Wednesday, April 11, 2007

So, you've got all these battleships...*

Those who know me well probably know about my love of battleships. It really has never been a secret and before we get to the technical part of this entry, here are a couple of entertaining photos of me at the U.S.S. North Carolina museum in Wilmington, NC, one from when I was about 20 or 21 and one fro when I was 2 or 3.












Anyway, last night on NOVA the topic was the sinking of the Japanese super-battleship Yamato (http://www.pbs.org/wgbh/nova/supership/). Of course, I watched and all in all the program was reasonably well done. It spent too much time on the general history of the war in the Pacific for my tastes, but it was a program for the casual viewer. They couldn't very well have said at the outset, "If you don't know the basics, go watch all 13 hours of "Victory at Sea" and then come back."

So, a couple of things that the program wasn't exactly accurate about, in my opinion.

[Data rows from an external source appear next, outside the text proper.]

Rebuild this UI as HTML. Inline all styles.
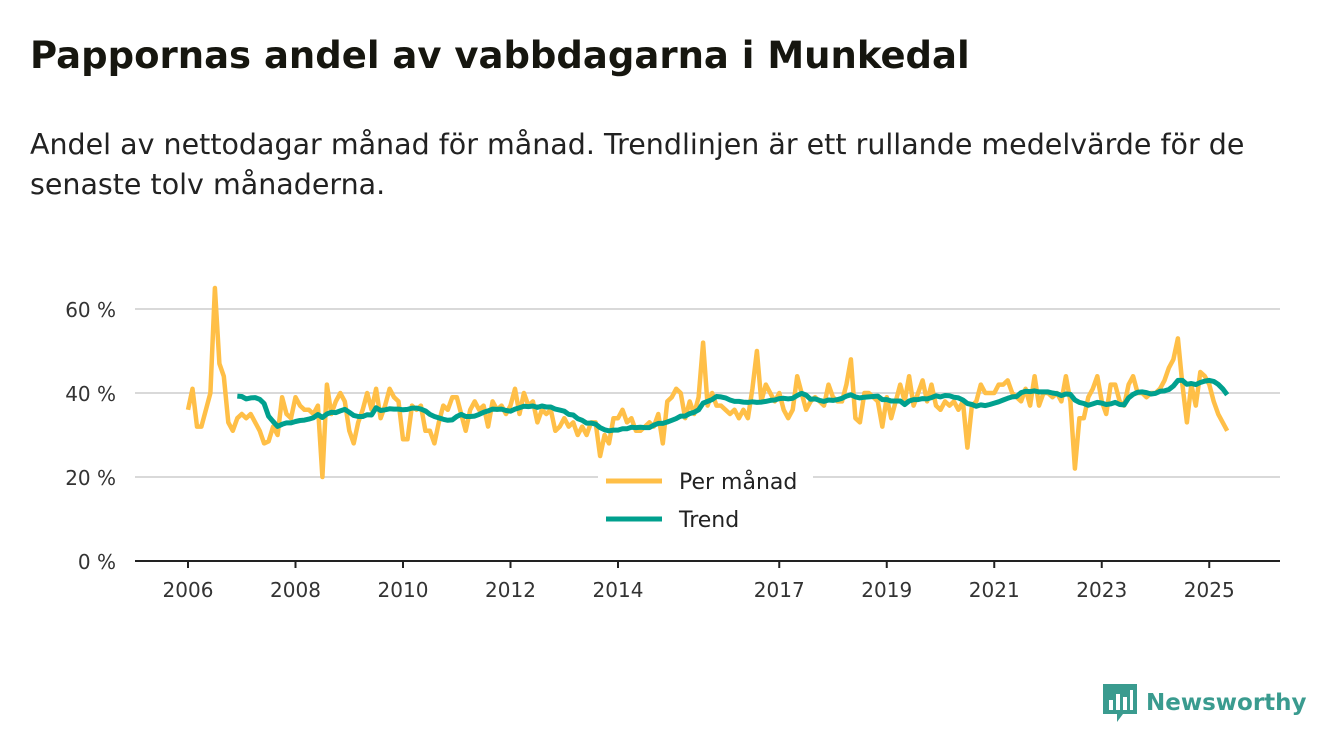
<!DOCTYPE html>
<html><head><meta charset="utf-8"><style>
body{margin:0;background:#fff;width:1340px;height:753px;overflow:hidden;font-family:"DejaVu Sans","Liberation Sans",sans-serif;color:#111}
h1{position:absolute;left:30px;top:34px;margin:0;font-size:37px;font-weight:bold;color:#16160f;white-space:nowrap}
.sub{position:absolute;left:30px;top:125px;margin:0;font-size:28.5px;line-height:40px;color:#222;width:1260px}
svg{position:absolute;left:0;top:0}
svg text{font-family:"DejaVu Sans","Liberation Sans",sans-serif}
</style></head><body>
<h1>Pappornas andel av vabbdagarna i Munkedal</h1>
<p class="sub">Andel av nettodagar månad för månad. Trendlinjen är ett rullande medelvärde för de senaste tolv månaderna.</p>
<svg id="chart" width="1340" height="753"></svg>
<script>
const startYear=2006;
const monthly=[
36,41,32,32,36,40,65,47,44,33,31,34,
35,34,35,33,31,28,28.5,32,30,39,35,34,
39,37,36,36,35,37,20,42,35,38,40,38,
31,28,33,36,40,36,41,34,37,41,39,38,
29,29,37,36,37,31,31,28,33,37,36,39,
39,35,31,36,38,36,37,32,38,36,37,35,
37,41,35,40,37,38,33,36,35,36,31,32,
34,32,33,30,32,30,33,33,25,30,28,34,
34,36,33,34,31,31,32,33,32,35,28,38,
39,41,40,34,38,35,39,52,37,40,37,37,
36,35,36,34,36,34,41,50,38,42,40,38,
40,36,34,36,44,40,36,38,39,38,37,42,
39,38,38,42,48,34,33,40,40,39,38,32,
39,34,38,42,38,44,37,40,43,38,42,37,
36,38,37,38,36,38,27,37,38,42,40,40,
40,42,42,43,40,39,38,41,37,44,37,40,
40,39,40,38,44,38,22,34,34,39,41,44,
38,35,42,42,38,37,42,44,40,40,39,40,
40,41,43,46,48,53,42,33,42,37,45,44,
42,38,35,33,31];
const yTicks=[0,20,40,60];
const xTickYears=[2006,2008,2010,2012,2014,2017,2019,2021,2023,2025];
const NS='http://www.w3.org/2000/svg';
const svg=document.getElementById('chart');
const x=t=>188+(t-startYear)*53.75;
const xm=i=>x(startYear+i/12);
const y=v=>561-v*4.2;
function mk(tag,attrs){const e=document.createElementNS(NS,tag);for(const k in attrs)e.setAttribute(k,attrs[k]);svg.appendChild(e);return e;}
yTicks.forEach(v=>{
  if(v>0){const g=mk('line',{x1:135,x2:1280,y1:y(v),y2:y(v),stroke:'#d9d9d9','stroke-width':2});
  
  }
  const t=mk('text',{x:116,y:y(v)+8,'text-anchor':'end','font-size':20,fill:'#333'});
  t.textContent=v+' %';
  
  
});
const ax=mk('line',{x1:135,x2:1280,y1:561,y2:561,stroke:'#222','stroke-width':2});


xTickYears.forEach(yr=>{
  const tk=mk('line',{x1:x(yr),x2:x(yr),y1:561,y2:568,stroke:'#222','stroke-width':2});
  
  
  const t=mk('text',{x:x(yr),y:597,'text-anchor':'middle','font-size':20,fill:'#333'});
  t.textContent=yr;
  
  
});
const lb=mk('rect',{x:598,y:462,width:215,height:78,fill:'#fff'});


const p1=monthly.map((v,i)=>(i?'L':'M')+xm(i).toFixed(1)+' '+y(v).toFixed(1)).join(' ');
const l1=mk('path',{d:p1,fill:'none',stroke:'#ffbf47','stroke-width':4.5,'stroke-linejoin':'round'});


const trend=[];
for(let i=11;i<monthly.length;i++){let s=0;for(let j=i-11;j<=i;j++)s+=monthly[j];trend.push([i,s/12]);}
const p2=trend.map((p,k)=>(k?'L':'M')+xm(p[0]).toFixed(1)+' '+y(p[1]).toFixed(1)).join(' ');
const l2=mk('path',{d:p2,fill:'none',stroke:'#00a08e','stroke-width':5,'stroke-linejoin':'round'});


[['Per månad','#ffbf47',481],['Trend','#00a08e',519]].forEach(([lab,c,yy])=>{
  const s=mk('line',{x1:606,x2:662,y1:yy,y2:yy,stroke:c,'stroke-width':5});
  
  
  const t=mk('text',{x:679,y:yy+8,'font-size':22,fill:'#222'});
  t.textContent=lab;
  
  
});
</script>
<div style="position:absolute;left:1103px;top:684px;display:flex;align-items:center">
<svg width="34" height="38" viewBox="0 0 34 38" style="position:static"><path d="M0 0H34V30H20L14 38V30H0Z" fill="#3a9b8f"/><rect x="6" y="16" width="4" height="10" fill="#fff"/><rect x="13" y="10" width="4" height="16" fill="#fff"/><rect x="20" y="13" width="4" height="13" fill="#fff"/><rect x="27" y="6" width="3" height="20" fill="#fff"/></svg>
<span style="font-size:23px;font-weight:bold;color:#3a9b8f;margin-left:9px">Newsworthy</span></div>
</body></html>
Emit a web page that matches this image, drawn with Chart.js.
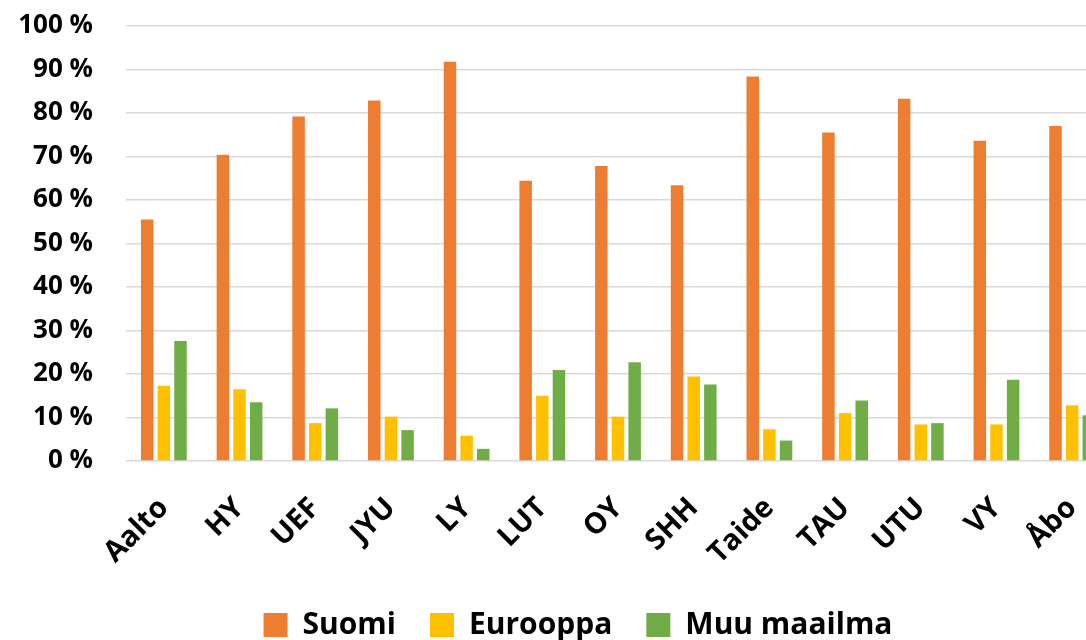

The program oversimplified the Washington Treaty of 1922, implying that the U.S. and Great Britain forced the 5:5:3 ratio on the Japanese when there was actually a relatively strong "Treaty Faction" in the Japanese navy that understood that the 5:5:3 ratio effectively guaranteed the Japanese naval superiority in the Pacific given the American and British two-ocean navy requirements. The program also never mentioned that there was a sister ship to the Yamato (the Musashi) that was sunk by U.S. aircraft at the Battle of Leyte Gulf in the Philippines in 1944 (6 months before the Yamato was sunk), nor that a 3rd ship in the class (the Shinano) was started but converted to an aircraft carrier following the Battle of Midway. Shinano was actually the largest aircraft carrier built until the U.S.S. Forrestal was completed in the 1950's.

Oh, the Lovely Mina and I went to the U.S.S. Massachusetts museum in Fall River last summer, which was nice. One of these days I will drag her to Mobile, AL to see the U.S.S. Alabama. I am sure she is very excited and looking forward to that!
* This is the opening line of my brother David's always humorous impression of me.